One participant, Mamadou Dia, notes the impulse to move, to walk, to discover and to explore is human, but in reality, people travel for a better future. Filmed while on a beach, Dia appears in a red jersey sweater with two white stripes and blue jeans, strolling along the shore. He recounts, in brief, his experience of traveling to Europe—a precarious and traumatic boat journey across the Atlantic during which he lost many brothers. It is an elegiac narrative that recalls his experiences, but also his sense of being-in-the-world. Dia calls for justice, equal opportunities, equal rights. Dia describes his life, including his 3052 km long journey to Europe, as a life of practice, little theory. Dia’s life practice is described as one of integration, encounter and learning in order to be part of a community and culture encountered on arrival.
In some ways, the film motivates a desire to explain, challenge, or consider the racialised experiences of individuals like the three participants pictured herein. In the film, black Africanity dictates their appearance and belonging, and thereby chart their life’s course. More than a document that works as evidence, the film asks the viewer to question its subject’s humanity in terms of racial and ethnic authenticity. What is more, it urges a search for tools that dispute the participant’s lives as they take shape in Europe. The basis for the dispute depends upon our (the viewer’s) own ability or inability to see her/him as European and thereby evaluate the legitimacy of her/his claims to racial victimization. How might we register this particular moment where black Africans appear, impossibly, as Europeans? How might viewers come to terms with a national idiom that shows the black participants as undeniable members of European society?
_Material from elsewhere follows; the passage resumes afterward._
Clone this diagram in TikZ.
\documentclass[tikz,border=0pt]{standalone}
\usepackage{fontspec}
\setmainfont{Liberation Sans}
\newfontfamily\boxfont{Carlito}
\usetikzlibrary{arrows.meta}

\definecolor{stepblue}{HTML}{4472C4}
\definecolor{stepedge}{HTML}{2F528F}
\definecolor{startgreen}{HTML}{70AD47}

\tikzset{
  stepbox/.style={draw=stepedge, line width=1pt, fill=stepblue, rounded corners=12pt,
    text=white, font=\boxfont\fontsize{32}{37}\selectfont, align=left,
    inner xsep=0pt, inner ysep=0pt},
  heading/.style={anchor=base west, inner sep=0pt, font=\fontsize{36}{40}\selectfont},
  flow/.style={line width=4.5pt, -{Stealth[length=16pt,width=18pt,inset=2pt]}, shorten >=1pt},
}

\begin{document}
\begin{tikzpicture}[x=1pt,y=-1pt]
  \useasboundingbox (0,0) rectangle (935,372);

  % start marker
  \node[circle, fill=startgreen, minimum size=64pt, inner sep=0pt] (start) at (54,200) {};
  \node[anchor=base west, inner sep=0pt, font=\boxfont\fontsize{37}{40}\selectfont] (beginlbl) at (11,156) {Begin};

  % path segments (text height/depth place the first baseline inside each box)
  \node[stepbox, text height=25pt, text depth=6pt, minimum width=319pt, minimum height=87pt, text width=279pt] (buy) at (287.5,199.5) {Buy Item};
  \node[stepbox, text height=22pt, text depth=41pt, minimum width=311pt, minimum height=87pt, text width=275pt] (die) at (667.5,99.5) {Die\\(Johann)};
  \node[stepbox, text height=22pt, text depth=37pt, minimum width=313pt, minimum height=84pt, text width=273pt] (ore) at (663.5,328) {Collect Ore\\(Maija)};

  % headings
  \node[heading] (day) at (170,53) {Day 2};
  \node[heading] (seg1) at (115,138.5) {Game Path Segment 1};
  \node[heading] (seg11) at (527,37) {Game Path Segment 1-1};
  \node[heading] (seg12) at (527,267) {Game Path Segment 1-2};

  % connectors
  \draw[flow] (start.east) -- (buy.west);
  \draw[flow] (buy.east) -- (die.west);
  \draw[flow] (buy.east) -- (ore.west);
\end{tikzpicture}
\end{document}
What emerges in the short film Neighbours is a subject that simultaneously rearticulates european-ness, blackness, and diaspora.
The images in the film work together with biographic detail and the viewer’s own understanding of what constitutes human being. Black, African, European converge in the participants pictured herein.
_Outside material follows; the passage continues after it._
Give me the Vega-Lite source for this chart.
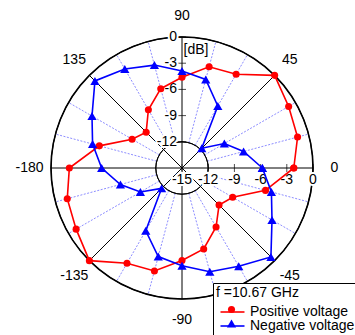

Gelia Barila Angri explains she travelled to Europe to “fight for [her] future, to make a better future,” and debunks the negative views of Africa that appear in the media. Angri arrived in Europe to study. In the first year she felt alien and alienated—until she formed her own circle of friends. While she accepts and believes racism exists where she lives, she claims to have never experienced racism. Like Dia and Nunjo, Angri also feels at home living in Europe, and she is able to experience daily life without a sense of loss. She remembers her birthplace, but is able to live, feel and make meaning beyond such boundaries.
The folks interviewed and pictured in Neighbours are shown on the margins of society, at the seaside or on a rooftop, on a street corner or in appearing as reluctant and inauthentic members of groups that can only be poor substitutes for remembered (or imagined) communities in Cameroon, Senegal and Equatorial Guinea. Basic facts of birth and the circumstances of travel act as historical captioning that attempt to make sense and meaning of the lives pictured.
The fifth minute of the film shows young black males selling faux designer handbags. The bags are displayed in rows, placed on a sheet. The four men stand close to each other, each holding a set of stings, displaying their wares to passers by. In a crucial moment, they yank the strings they hold in their hands, an action that gathers together the four corners and edges of the cloth. In an instant, this pull brings the full stock of handbags together within the sheet, which is slung over a shoulder and quickly carried away—all in the moment before a Spanish police officer arrives on a motorcycle.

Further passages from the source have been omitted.